Especiallywhen it comes to the skewness of the distribution of opposed team strengths.It's really just happening because the Pythagorean theorem isn't strength-of-schedule independent. A team that wins by 30, 20, 30 vs 3 very bad teams, and then loses by 7, 10, 7 vs good teams will look like they're better than middle-of-the-pack, when in truth, their schedule was just biased - if a different team faces three bad teams, and wins by 10, 17, and 10, and 3 good teams and loses by 7, 10, 7, they're basically identical to the first team.

Think about it this way: when you see Virginia Tech beat Duke by a gazillion points, your first guess is "Duke is a very bad team" - Virginia Tech can be good, but if they can beat Duke that much, Duke can't be a good team (otherwise VT would be stratospherically good). Or you could just look at the fact that Duke's 1-10.

Deflating blowouts is just a first step towards a schedule correction.

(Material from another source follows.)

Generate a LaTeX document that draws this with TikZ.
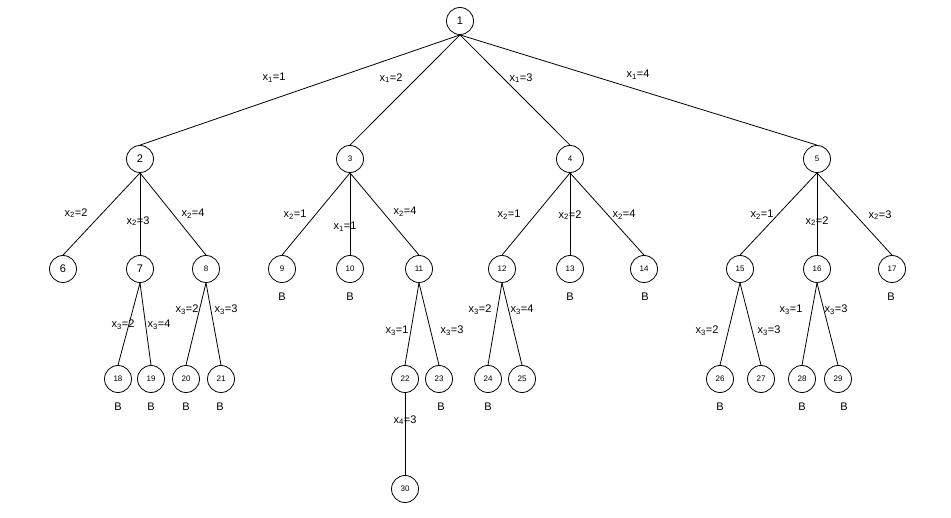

Interestingly, another Matt, who also sometimes posts at another blog called Statistically Speaking rolled this out for baseball. We talk about it here:

http://www.insidethebook.com/ee/index.php/site/comments/the_fallacy_of_pythagorean/

His link is in post 3.

Tom

For the 1990-2007 seasons, 2.535 is the best fit exponent.